Exercise instructions: For the copy, please give all of the data again exactly and leave the pictures out.

Given material:
▬▬▬
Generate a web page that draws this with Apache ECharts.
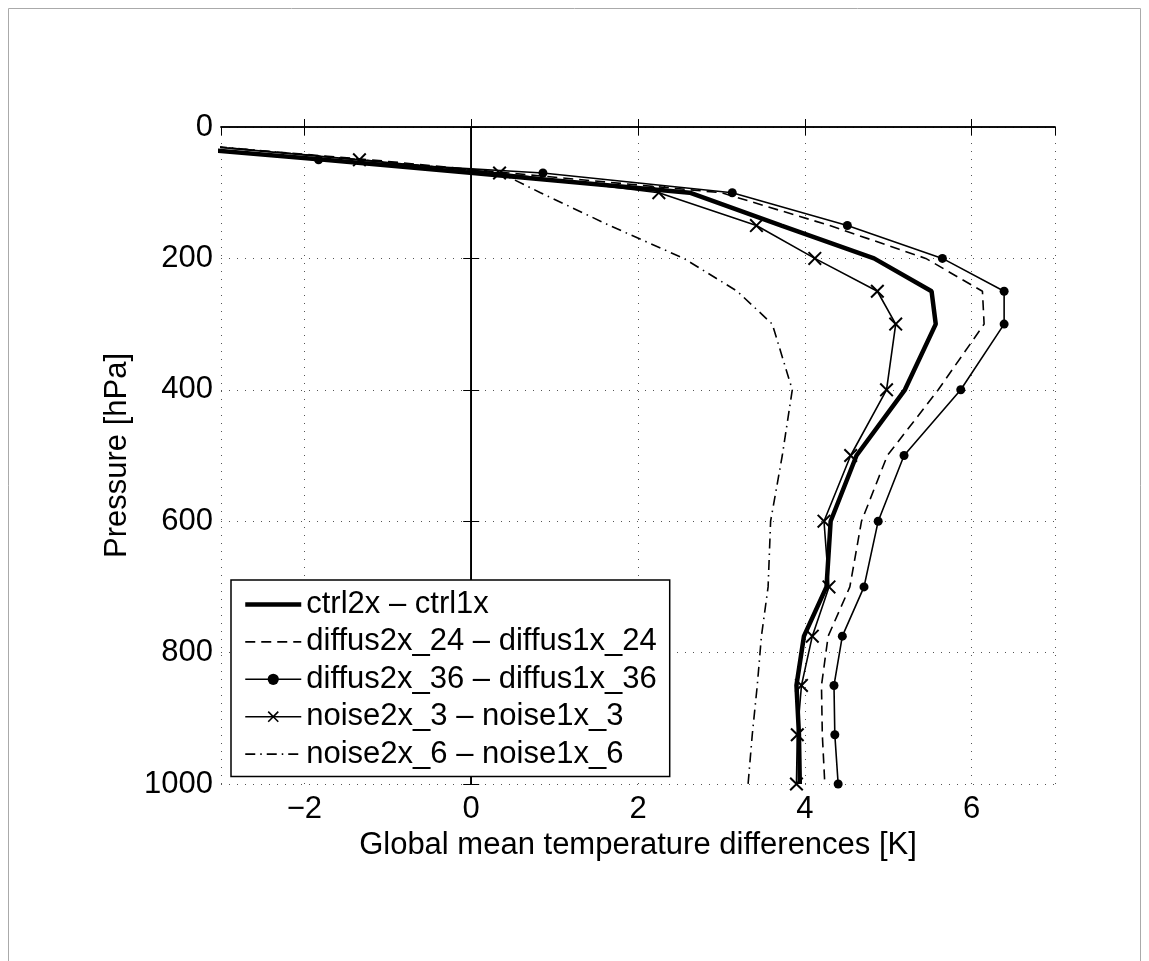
<!DOCTYPE html>
<html>
<head>
<meta charset="utf-8">
<script src="https://cdn.jsdelivr.net/npm/echarts@6/dist/echarts.min.js"></script>
<style>
html,body{margin:0;padding:0;background:#fff;}
#chart{width:1149px;height:961px;}
</style>
</head>
<body>
<div id="chart"></div>
<script>
// Pressure levels [hPa]
const pressure = [30, 50, 70, 100, 150, 200, 250, 300, 400, 500, 600, 700, 775, 850, 925, 1000];
// Temperature differences [K]
const ctrl     = [-3.6, -1.76, 0.02, 2.62, 3.72, 4.83, 5.52, 5.57, 5.20, 4.62, 4.31, 4.26, 3.99, 3.90, 3.93, 3.94];
const diffus24 = [-3.1, -1.2, 0.45, 3.0, 4.3, 5.45, 6.13, 6.15, 5.6, 4.99, 4.68, 4.54, 4.28, 4.20, 4.21, 4.24];
const diffus36 = [-3.7, -1.83, 0.86, 3.13, 4.51, 5.65, 6.39, 6.39, 5.87, 5.19, 4.88, 4.71, 4.45, 4.35, 4.36, 4.40];
const noise3   = [-3.1, -1.34, 0.34, 2.25, 3.42, 4.12, 4.87, 5.09, 4.98, 4.55, 4.23, 4.29, 4.09, 3.96, 3.91, 3.90];
const noise6   = [-3.05, -1.32, 0.35, 0.83, 1.66, 2.55, 3.19, 3.61, 3.85, 3.73, 3.59, 3.56, 3.48, 3.43, 3.37, 3.32];
const seriesNames = ['ctrl2x \u2013 ctrl1x', 'diffus2x_24 \u2013 diffus1x_24', 'diffus2x_36 \u2013 diffus1x_36', 'noise2x_3 \u2013 noise1x_3', 'noise2x_6 \u2013 noise1x_6'];
const xTitle = 'Global mean temperature differences [K]';
const yTitle = 'Pressure [hPa]';

const FONT = "'Liberation Sans', Helvetica, Arial, sans-serif";
const pairs = vals => vals.map((v, i) => [v, pressure[i]]);
const xSymbol = 'path://M0,1 L1,0 L5,4 L9,0 L10,1 L6,5 L10,9 L9,10 L5,6 L1,10 L0,9 L4,5 Z';

const chart = echarts.init(document.getElementById('chart'), null, {renderer: 'canvas'});
const gridLine = {show: true, lineStyle: {color: '#555', width: 1, type: [1, 7]}};
const tickIn = {show: true, inside: true, length: 8, lineStyle: {color: '#000', width: 1}};
const axLine = {show: true, lineStyle: {color: '#000', width: 1.5}};

chart.setOption({
  animation: false,
  backgroundColor: '#fff',
  textStyle: {fontFamily: FONT},
  graphic: [{
    type: 'rect', shape: {x: 8.5, y: 8.5, width: 1132, height: 970},
    style: {fill: 'none', stroke: '#aaa', lineWidth: 1}, silent: true, z: -10
  }],
  grid: {left: 221, right: 94, top: 127, bottom: 177, containLabel: false},
  xAxis: [{
    type: 'value', min: -3, max: 7, splitNumber: 5, position: 'bottom',
    axisLine: axLine, axisTick: tickIn, splitLine: gridLine,
    axisLabel: {showMinLabel: false, showMaxLabel: false, color: '#000', fontSize: 31, fontFamily: FONT, margin: 10,
      formatter: v => String(v).replace('-', '\u2212')},
    name: xTitle, nameLocation: 'middle', nameGap: 44,
    nameTextStyle: {color: '#000', fontSize: 31, fontFamily: FONT}
  }, {
    type: 'value', min: -3, max: 7, splitNumber: 5, position: 'top',
    axisLine: axLine, axisTick: tickIn, splitLine: {show: false}, axisLabel: {show: false}
  }],
  yAxis: [{
    type: 'value', min: 0, max: 1000, interval: 200, inverse: true, position: 'left',
    axisLine: axLine, axisTick: tickIn, splitLine: gridLine,
    axisLabel: {color: '#000', fontSize: 31, fontFamily: FONT, margin: 8, formatter: v => String(v)},
    name: yTitle, nameLocation: 'middle', nameGap: 72, nameRotate: 90,
    nameTextStyle: {color: '#000', fontSize: 31, fontFamily: FONT}
  }, {
    type: 'value', min: 0, max: 1000, interval: 200, inverse: true, position: 'right',
    axisLine: axLine, axisTick: tickIn, splitLine: {show: false}, axisLabel: {show: false}
  }],
  legend: {
    orient: 'vertical', left: 231, top: 580, selectedMode: false,
    backgroundColor: '#fff', borderColor: '#000', borderWidth: 1.5, borderRadius: 0,
    padding: [9, 13, 7, 12], itemWidth: 56, itemHeight: 14, itemGap: 6.4,
    textStyle: {color: '#000', fontSize: 31, fontFamily: FONT},
    data: [
      {name: seriesNames[0], itemStyle: {opacity: 0}, lineStyle: {width: 4.5}},
      {name: seriesNames[1], itemStyle: {opacity: 0}, lineStyle: {width: 1.6}},
      {name: seriesNames[2], lineStyle: {width: 1.6}},
      {name: seriesNames[3], lineStyle: {width: 1.6}},
      {name: seriesNames[4], itemStyle: {opacity: 0}, lineStyle: {width: 1.6}}
    ]
  },
  series: [{
    name: seriesNames[0], type: 'line', data: pairs(ctrl), symbol: 'none', clip: true,
    lineStyle: {color: '#000', width: 4.5}, itemStyle: {color: '#000'}, z: 5,
    markLine: {silent: true, symbol: 'none', label: {show: false},
      lineStyle: {color: '#000', width: 1, type: 'solid'}, data: [{xAxis: 0}], z: 1}
  }, {
    name: seriesNames[1], type: 'line', data: pairs(diffus24), symbol: 'none', clip: true,
    lineStyle: {color: '#000', width: 1.6, type: [10, 6]}, itemStyle: {color: '#000'}
  }, {
    name: seriesNames[2], type: 'line', data: pairs(diffus36), symbol: 'circle', symbolSize: 9, clip: true,
    lineStyle: {color: '#000', width: 1.6}, itemStyle: {color: '#000'}
  }, {
    name: seriesNames[3], type: 'line', data: pairs(noise3), symbol: xSymbol, symbolSize: 14, clip: true,
    lineStyle: {color: '#000', width: 1.6}, itemStyle: {color: '#000'}
  }, {
    name: seriesNames[4], type: 'line', data: pairs(noise6), symbol: 'none', clip: true,
    lineStyle: {color: '#000', width: 1.6, type: [10, 5, 1.5, 5]}, itemStyle: {color: '#000'}
  }]
});
</script>
</body>
</html>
▬▬▬
Response to this task:
Generate a web page that draws this with Apache ECharts.
<!DOCTYPE html>
<html>
<head>
<meta charset="utf-8">
<script src="https://cdn.jsdelivr.net/npm/echarts@6/dist/echarts.min.js"></script>
<style>
html,body{margin:0;padding:0;background:#fff;}
#chart{width:1149px;height:961px;}
</style>
</head>
<body>
<div id="chart"></div>
<script>
// Pressure levels [hPa]
const pressure = [30, 50, 70, 100, 150, 200, 250, 300, 400, 500, 600, 700, 775, 850, 925, 1000];
// Temperature differences [K]
const ctrl     = [-3.6, -1.76, 0.02, 2.62, 3.72, 4.83, 5.52, 5.57, 5.20, 4.62, 4.31, 4.26, 3.99, 3.90, 3.93, 3.94];
const diffus24 = [-3.1, -1.2, 0.45, 3.0, 4.3, 5.45, 6.13, 6.15, 5.6, 4.99, 4.68, 4.54, 4.28, 4.20, 4.21, 4.24];
const diffus36 = [-3.7, -1.83, 0.86, 3.13, 4.51, 5.65, 6.39, 6.39, 5.87, 5.19, 4.88, 4.71, 4.45, 4.35, 4.36, 4.40];
const noise3   = [-3.1, -1.34, 0.34, 2.25, 3.42, 4.12, 4.87, 5.09, 4.98, 4.55, 4.23, 4.29, 4.09, 3.96, 3.91, 3.90];
const noise6   = [-3.05, -1.32, 0.35, 0.83, 1.66, 2.55, 3.19, 3.61, 3.85, 3.73, 3.59, 3.56, 3.48, 3.43, 3.37, 3.32];
const seriesNames = ['ctrl2x \u2013 ctrl1x', 'diffus2x_24 \u2013 diffus1x_24', 'diffus2x_36 \u2013 diffus1x_36', 'noise2x_3 \u2013 noise1x_3', 'noise2x_6 \u2013 noise1x_6'];
const xTitle = 'Global mean temperature differences [K]';
const yTitle = 'Pressure [hPa]';

const FONT = "'Liberation Sans', Helvetica, Arial, sans-serif";
const pairs = vals => vals.map((v, i) => [v, pressure[i]]);
const xSymbol = 'path://M0,1 L1,0 L5,4 L9,0 L10,1 L6,5 L10,9 L9,10 L5,6 L1,10 L0,9 L4,5 Z';

const chart = echarts.init(document.getElementById('chart'), null, {renderer: 'canvas'});
const gridLine = {show: true, lineStyle: {color: '#555', width: 1, type: [1, 7]}};
const tickIn = {show: true, inside: true, length: 8, lineStyle: {color: '#000', width: 1}};
const axLine = {show: true, lineStyle: {color: '#000', width: 1.5}};

chart.setOption({
  animation: false,
  backgroundColor: '#fff',
  textStyle: {fontFamily: FONT},
  graphic: [{
    type: 'rect', shape: {x: 8.5, y: 8.5, width: 1132, height: 970},
    style: {fill: 'none', stroke: '#aaa', lineWidth: 1}, silent: true, z: -10
  }],
  grid: {left: 221, right: 94, top: 127, bottom: 177, containLabel: false},
  xAxis: [{
    type: 'value', min: -3, max: 7, splitNumber: 5, position: 'bottom',
    axisLine: axLine, axisTick: tickIn, splitLine: gridLine,
    axisLabel: {showMinLabel: false, showMaxLabel: false, color: '#000', fontSize: 31, fontFamily: FONT, margin: 10,
      formatter: v => String(v).replace('-', '\u2212')},
    name: xTitle, nameLocation: 'middle', nameGap: 44,
    nameTextStyle: {color: '#000', fontSize: 31, fontFamily: FONT}
  }, {
    type: 'value', min: -3, max: 7, splitNumber: 5, position: 'top',
    axisLine: axLine, axisTick: tickIn, splitLine: {show: false}, axisLabel: {show: false}
  }],
  yAxis: [{
    type: 'value', min: 0, max: 1000, interval: 200, inverse: true, position: 'left',
    axisLine: axLine, axisTick: tickIn, splitLine: gridLine,
    axisLabel: {color: '#000', fontSize: 31, fontFamily: FONT, margin: 8, formatter: v => String(v)},
    name: yTitle, nameLocation: 'middle', nameGap: 72, nameRotate: 90,
    nameTextStyle: {color: '#000', fontSize: 31, fontFamily: FONT}
  }, {
    type: 'value', min: 0, max: 1000, interval: 200, inverse: true, position: 'right',
    axisLine: axLine, axisTick: tickIn, splitLine: {show: false}, axisLabel: {show: false}
  }],
  legend: {
    orient: 'vertical', left: 231, top: 580, selectedMode: false,
    backgroundColor: '#fff', borderColor: '#000', borderWidth: 1.5, borderRadius: 0,
    padding: [9, 13, 7, 12], itemWidth: 56, itemHeight: 14, itemGap: 6.4,
    textStyle: {color: '#000', fontSize: 31, fontFamily: FONT},
    data: [
      {name: seriesNames[0], itemStyle: {opacity: 0}, lineStyle: {width: 4.5}},
      {name: seriesNames[1], itemStyle: {opacity: 0}, lineStyle: {width: 1.6}},
      {name: seriesNames[2], lineStyle: {width: 1.6}},
      {name: seriesNames[3], lineStyle: {width: 1.6}},
      {name: seriesNames[4], itemStyle: {opacity: 0}, lineStyle: {width: 1.6}}
    ]
  },
  series: [{
    name: seriesNames[0], type: 'line', data: pairs(ctrl), symbol: 'none', clip: true,
    lineStyle: {color: '#000', width: 4.5}, itemStyle: {color: '#000'}, z: 5,
    markLine: {silent: true, symbol: 'none', label: {show: false},
      lineStyle: {color: '#000', width: 1, type: 'solid'}, data: [{xAxis: 0}], z: 1}
  }, {
    name: seriesNames[1], type: 'line', data: pairs(diffus24), symbol: 'none', clip: true,
    lineStyle: {color: '#000', width: 1.6, type: [10, 6]}, itemStyle: {color: '#000'}
  }, {
    name: seriesNames[2], type: 'line', data: pairs(diffus36), symbol: 'circle', symbolSize: 9, clip: true,
    lineStyle: {color: '#000', width: 1.6}, itemStyle: {color: '#000'}
  }, {
    name: seriesNames[3], type: 'line', data: pairs(noise3), symbol: xSymbol, symbolSize: 14, clip: true,
    lineStyle: {color: '#000', width: 1.6}, itemStyle: {color: '#000'}
  }, {
    name: seriesNames[4], type: 'line', data: pairs(noise6), symbol: 'none', clip: true,
    lineStyle: {color: '#000', width: 1.6, type: [10, 5, 1.5, 5]}, itemStyle: {color: '#000'}
  }]
});
</script>
</body>
</html>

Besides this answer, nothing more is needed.